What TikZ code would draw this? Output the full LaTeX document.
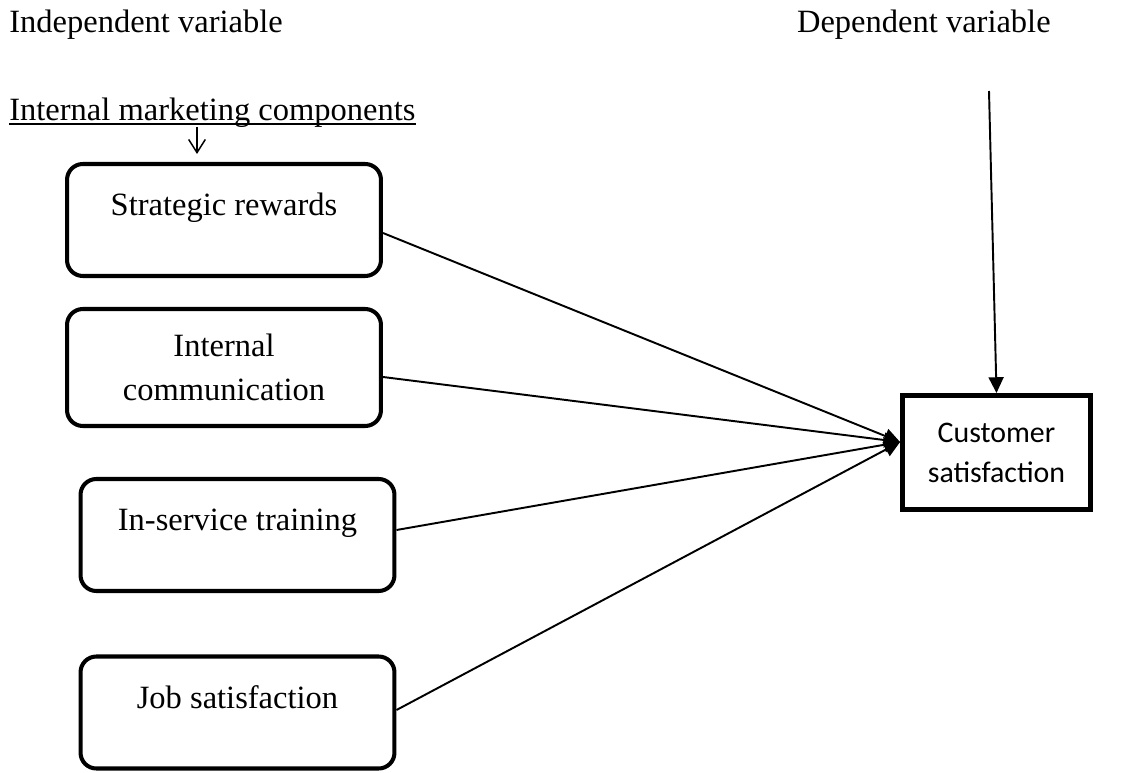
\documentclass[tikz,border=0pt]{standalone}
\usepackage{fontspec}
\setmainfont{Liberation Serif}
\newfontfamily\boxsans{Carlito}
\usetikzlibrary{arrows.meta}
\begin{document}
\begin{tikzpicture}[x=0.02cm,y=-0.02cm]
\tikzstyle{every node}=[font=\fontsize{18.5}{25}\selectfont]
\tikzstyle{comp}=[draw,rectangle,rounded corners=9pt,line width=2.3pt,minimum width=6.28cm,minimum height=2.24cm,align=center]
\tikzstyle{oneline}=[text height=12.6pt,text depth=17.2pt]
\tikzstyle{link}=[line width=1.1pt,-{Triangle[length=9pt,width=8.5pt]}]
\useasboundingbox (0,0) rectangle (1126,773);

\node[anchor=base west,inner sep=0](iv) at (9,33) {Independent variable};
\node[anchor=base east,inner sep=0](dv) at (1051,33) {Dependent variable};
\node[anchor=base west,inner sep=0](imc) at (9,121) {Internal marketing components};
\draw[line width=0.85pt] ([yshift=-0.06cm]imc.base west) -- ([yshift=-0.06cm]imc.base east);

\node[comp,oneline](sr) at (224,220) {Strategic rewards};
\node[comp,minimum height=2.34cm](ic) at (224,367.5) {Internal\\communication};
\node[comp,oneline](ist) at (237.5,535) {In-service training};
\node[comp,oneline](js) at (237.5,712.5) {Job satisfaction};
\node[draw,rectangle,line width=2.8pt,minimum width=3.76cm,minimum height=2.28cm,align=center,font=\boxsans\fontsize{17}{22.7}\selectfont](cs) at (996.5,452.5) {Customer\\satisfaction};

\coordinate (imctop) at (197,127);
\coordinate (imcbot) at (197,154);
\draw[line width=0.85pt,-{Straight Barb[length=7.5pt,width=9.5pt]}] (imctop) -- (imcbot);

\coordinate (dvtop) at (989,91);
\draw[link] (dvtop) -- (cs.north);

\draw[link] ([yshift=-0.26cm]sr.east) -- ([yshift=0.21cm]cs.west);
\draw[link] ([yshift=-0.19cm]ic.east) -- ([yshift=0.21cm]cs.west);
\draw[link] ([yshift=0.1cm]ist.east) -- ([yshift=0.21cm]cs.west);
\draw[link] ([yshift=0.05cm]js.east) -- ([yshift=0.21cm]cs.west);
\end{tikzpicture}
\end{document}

==

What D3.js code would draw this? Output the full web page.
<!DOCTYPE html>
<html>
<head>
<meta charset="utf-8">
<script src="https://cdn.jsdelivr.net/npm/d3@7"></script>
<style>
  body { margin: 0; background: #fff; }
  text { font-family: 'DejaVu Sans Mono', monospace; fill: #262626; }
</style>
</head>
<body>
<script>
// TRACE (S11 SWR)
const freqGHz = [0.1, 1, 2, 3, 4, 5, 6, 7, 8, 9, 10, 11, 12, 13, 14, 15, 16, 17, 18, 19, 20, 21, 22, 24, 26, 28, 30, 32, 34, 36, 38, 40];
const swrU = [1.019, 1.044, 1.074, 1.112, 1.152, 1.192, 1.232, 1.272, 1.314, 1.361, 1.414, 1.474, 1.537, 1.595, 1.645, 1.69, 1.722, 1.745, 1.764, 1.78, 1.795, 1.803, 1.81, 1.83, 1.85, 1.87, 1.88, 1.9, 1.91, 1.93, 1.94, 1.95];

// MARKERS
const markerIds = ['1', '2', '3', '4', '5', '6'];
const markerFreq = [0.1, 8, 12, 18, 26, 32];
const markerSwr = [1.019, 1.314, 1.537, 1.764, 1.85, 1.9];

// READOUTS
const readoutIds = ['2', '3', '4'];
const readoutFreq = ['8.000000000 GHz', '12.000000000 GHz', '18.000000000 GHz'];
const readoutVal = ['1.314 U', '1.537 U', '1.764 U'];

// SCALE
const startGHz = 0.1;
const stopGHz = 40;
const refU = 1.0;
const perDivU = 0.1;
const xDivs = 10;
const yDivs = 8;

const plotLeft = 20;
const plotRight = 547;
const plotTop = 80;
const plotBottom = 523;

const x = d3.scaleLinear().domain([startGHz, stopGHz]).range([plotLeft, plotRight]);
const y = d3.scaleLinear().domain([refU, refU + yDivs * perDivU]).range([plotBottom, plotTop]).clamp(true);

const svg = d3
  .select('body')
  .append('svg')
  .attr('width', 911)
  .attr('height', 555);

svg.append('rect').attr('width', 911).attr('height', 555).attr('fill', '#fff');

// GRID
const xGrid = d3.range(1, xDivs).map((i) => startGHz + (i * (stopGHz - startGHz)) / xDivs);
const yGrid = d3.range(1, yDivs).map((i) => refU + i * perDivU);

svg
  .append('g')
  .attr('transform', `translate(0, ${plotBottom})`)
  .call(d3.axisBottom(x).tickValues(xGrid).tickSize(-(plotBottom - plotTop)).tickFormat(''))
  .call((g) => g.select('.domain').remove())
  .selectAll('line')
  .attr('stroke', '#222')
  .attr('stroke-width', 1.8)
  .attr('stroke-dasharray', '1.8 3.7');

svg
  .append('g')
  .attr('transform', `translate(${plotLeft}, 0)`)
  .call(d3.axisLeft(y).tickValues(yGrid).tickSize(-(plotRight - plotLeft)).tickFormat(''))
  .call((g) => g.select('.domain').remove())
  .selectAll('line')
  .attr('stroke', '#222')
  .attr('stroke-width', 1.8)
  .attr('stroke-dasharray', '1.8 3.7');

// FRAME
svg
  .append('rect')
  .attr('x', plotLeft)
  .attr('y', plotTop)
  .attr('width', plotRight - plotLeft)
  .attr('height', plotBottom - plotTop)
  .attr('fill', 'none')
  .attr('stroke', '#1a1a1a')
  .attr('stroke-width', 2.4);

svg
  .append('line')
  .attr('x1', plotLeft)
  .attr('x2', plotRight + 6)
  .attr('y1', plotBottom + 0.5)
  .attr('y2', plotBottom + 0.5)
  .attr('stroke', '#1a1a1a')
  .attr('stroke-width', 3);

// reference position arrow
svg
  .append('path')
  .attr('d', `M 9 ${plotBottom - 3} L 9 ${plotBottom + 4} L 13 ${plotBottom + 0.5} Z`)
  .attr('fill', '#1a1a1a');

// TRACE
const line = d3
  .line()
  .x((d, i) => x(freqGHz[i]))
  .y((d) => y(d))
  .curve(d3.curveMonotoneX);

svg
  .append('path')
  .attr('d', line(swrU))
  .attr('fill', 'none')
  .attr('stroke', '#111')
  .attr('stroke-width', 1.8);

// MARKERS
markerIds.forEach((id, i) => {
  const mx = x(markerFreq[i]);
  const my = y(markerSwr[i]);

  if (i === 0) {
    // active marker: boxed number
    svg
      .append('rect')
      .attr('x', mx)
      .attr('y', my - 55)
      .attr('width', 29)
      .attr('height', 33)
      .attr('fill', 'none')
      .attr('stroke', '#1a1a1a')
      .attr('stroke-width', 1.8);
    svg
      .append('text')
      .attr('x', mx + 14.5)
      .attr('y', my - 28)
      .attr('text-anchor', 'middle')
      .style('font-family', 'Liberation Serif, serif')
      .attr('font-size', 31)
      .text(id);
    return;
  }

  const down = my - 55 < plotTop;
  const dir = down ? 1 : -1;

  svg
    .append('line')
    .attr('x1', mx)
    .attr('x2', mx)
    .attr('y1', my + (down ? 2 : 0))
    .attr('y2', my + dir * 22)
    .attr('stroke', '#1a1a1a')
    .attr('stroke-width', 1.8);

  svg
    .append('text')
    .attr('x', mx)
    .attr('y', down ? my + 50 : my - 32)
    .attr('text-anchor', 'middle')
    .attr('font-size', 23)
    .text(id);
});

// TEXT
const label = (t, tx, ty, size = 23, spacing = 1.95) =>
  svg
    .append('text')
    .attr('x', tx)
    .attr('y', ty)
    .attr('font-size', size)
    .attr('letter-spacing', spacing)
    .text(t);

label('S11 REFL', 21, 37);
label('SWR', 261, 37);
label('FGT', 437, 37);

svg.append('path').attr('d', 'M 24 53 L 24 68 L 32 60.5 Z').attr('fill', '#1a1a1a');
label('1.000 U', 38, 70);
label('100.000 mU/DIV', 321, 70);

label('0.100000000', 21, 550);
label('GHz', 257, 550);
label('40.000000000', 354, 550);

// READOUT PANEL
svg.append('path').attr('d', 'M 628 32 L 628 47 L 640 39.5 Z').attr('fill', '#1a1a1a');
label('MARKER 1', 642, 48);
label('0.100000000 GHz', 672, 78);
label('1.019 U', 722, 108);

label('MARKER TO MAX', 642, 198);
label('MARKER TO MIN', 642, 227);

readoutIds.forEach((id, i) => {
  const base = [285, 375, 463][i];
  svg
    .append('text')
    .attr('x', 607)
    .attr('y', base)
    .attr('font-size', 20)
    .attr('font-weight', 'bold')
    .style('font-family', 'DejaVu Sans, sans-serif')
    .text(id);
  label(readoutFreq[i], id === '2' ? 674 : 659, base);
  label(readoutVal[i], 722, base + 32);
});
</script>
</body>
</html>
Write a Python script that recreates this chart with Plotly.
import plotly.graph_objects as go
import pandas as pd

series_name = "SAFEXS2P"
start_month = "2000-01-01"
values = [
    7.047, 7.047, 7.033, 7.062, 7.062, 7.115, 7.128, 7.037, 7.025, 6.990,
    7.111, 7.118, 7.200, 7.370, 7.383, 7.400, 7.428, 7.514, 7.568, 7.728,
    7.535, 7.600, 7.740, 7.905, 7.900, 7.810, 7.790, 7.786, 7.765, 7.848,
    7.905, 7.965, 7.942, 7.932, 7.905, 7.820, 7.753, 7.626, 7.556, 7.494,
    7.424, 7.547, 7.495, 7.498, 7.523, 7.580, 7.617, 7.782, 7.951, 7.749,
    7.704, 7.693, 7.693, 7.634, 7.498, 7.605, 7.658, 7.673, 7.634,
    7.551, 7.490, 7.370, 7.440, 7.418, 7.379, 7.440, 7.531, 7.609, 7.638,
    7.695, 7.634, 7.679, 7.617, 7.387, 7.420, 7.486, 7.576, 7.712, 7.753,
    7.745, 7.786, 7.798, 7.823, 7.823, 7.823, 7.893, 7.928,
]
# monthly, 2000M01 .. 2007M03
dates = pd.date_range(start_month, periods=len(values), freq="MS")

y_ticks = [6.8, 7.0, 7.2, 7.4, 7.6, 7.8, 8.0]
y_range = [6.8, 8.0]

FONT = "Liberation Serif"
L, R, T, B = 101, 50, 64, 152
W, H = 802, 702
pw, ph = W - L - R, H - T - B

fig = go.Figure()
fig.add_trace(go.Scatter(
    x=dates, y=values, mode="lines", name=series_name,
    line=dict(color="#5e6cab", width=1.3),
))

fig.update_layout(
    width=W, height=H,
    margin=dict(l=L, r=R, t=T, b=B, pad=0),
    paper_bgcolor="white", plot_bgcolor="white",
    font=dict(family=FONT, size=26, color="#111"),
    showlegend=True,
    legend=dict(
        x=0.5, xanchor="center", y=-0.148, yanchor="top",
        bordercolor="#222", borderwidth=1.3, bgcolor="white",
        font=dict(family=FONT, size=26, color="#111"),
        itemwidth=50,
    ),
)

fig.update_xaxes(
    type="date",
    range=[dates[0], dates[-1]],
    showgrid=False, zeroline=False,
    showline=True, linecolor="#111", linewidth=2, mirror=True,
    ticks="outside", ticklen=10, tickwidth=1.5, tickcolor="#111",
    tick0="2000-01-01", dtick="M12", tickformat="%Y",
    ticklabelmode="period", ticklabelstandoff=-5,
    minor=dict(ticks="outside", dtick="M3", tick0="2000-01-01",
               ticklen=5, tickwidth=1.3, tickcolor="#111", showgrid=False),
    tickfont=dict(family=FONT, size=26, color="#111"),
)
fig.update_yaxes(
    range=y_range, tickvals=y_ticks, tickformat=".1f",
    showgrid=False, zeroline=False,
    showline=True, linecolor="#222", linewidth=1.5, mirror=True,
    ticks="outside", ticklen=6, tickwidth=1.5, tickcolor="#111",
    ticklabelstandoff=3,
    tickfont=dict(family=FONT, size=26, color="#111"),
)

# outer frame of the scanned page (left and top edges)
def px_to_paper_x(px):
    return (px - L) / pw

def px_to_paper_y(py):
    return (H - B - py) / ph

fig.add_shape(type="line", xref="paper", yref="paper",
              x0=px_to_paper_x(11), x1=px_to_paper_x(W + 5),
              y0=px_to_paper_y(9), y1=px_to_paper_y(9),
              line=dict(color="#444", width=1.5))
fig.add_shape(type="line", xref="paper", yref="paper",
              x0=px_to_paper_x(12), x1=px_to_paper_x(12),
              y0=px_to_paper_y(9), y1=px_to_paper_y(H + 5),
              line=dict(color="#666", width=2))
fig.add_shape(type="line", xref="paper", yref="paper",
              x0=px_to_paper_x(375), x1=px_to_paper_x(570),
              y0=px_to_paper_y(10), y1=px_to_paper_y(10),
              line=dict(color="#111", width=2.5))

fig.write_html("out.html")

**Task goal**
Only the lines from the one with "What TikZ code" through the one with "(0,0) rectangle (1126,773);" belong in your copy; retype them exactly and drop any pictures.

**Task response**
What TikZ code would draw this? Output the full LaTeX document.
\documentclass[tikz,border=0pt]{standalone}
\usepackage{fontspec}
\setmainfont{Liberation Serif}
\newfontfamily\boxsans{Carlito}
\usetikzlibrary{arrows.meta}
\begin{document}
\begin{tikzpicture}[x=0.02cm,y=-0.02cm]
\tikzstyle{every node}=[font=\fontsize{18.5}{25}\selectfont]
\tikzstyle{comp}=[draw,rectangle,rounded corners=9pt,line width=2.3pt,minimum width=6.28cm,minimum height=2.24cm,align=center]
\tikzstyle{oneline}=[text height=12.6pt,text depth=17.2pt]
\tikzstyle{link}=[line width=1.1pt,-{Triangle[length=9pt,width=8.5pt]}]
\useasboundingbox (0,0) rectangle (1126,773);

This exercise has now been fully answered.